What is Amazon Polly | How Amazon Polly Works?

Amazon Polly is a cloud service by AWS, that converts text into lifelike speech.
Amazon Polly is a cloud service that converts text into lifelike speech. You can use Amazon Polly to develop applications that increase engagement and accessibility. Amazon Polly supports multiple languages and includes a variety of lifelike voices, so you can build speech-enabled applications that work in multiple locations and use the ideal voice for your customers.


Amazon Polly recognizes slang, acronyms, and more nuanced speech that other text to voice programs may struggle with, so even the most casual of website text can be converted to speech and understood. Once your website text converts to speech, it is permanently accessible in real-time, with no charge for replays on either end.

How Amazon Polly Works?

Amazon Polly converts input text into life-like speech. You call one of the speech synthesis methods, provide the text that you want to synthesize, choose one of the Neural Text-to-Speech (NTTS) or Standard Text-to-Speech (TTS) voices, and specify an audio output format. Amazon Polly then synthesizes the provided text into a high-quality speech audio stream.

  • Input text – Provide the text that you want to synthesize, and Amazon Polly returns an audio stream. You can provide the input as plain text or in Speech Synthesis Markup Language (SSML) format. With SSML you can control various aspects of speech, such as pronunciation, volume, pitch, and speech rate. 
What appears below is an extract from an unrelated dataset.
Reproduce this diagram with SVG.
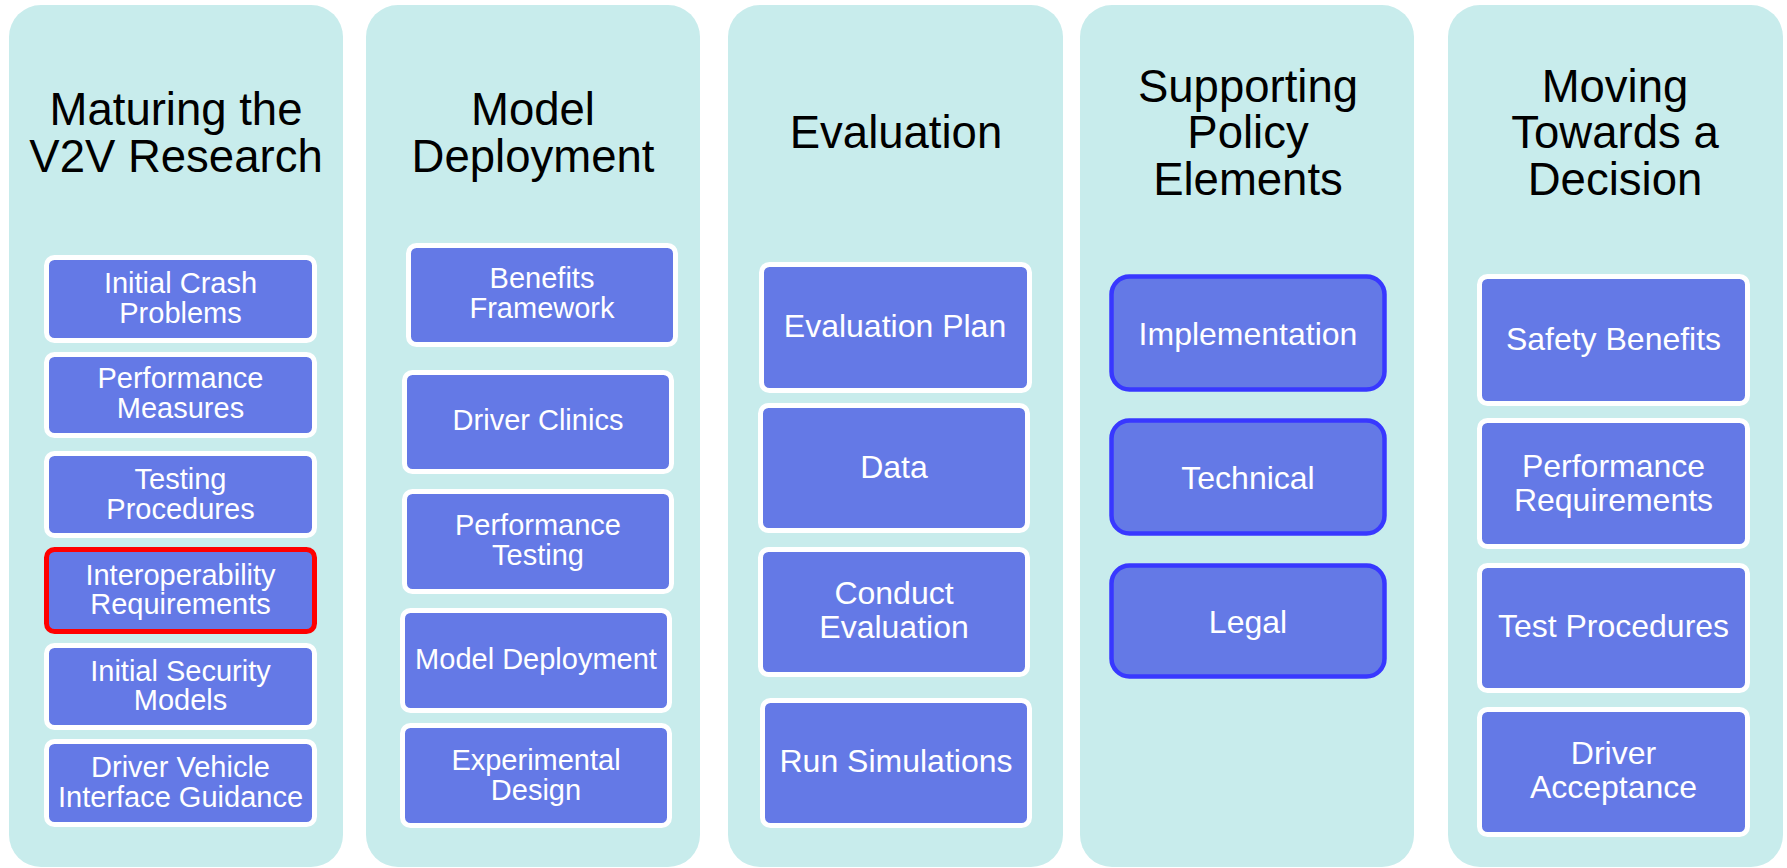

  • Available voices – Amazon Polly provides a portfolio of languages and a variety of voices, including a bilingual voice (for both English and Hindi). For most languages you can choose from several voices, both male and female. When launching a speech synthesis task, you specify the voice ID, and then Amazon Polly uses this voice to convert the text to speech. Amazon Polly is not a translation service—the synthesized speech is in the same language as the text. However, if the text is in a different language than designated for the voice, numbers represented as digits  are synthesized in the language of the voice and not the text. 

  • Output format – Amazon Polly can deliver the synthesized speech in multiple formats. You can select the audio format that suits your needs. For example, you might request the speech in the MP3 or Ogg Vorbis format for consumption by web and mobile applications. Or, you might request the PCM output format for consumption by AWS IoT devices and telephony solutions.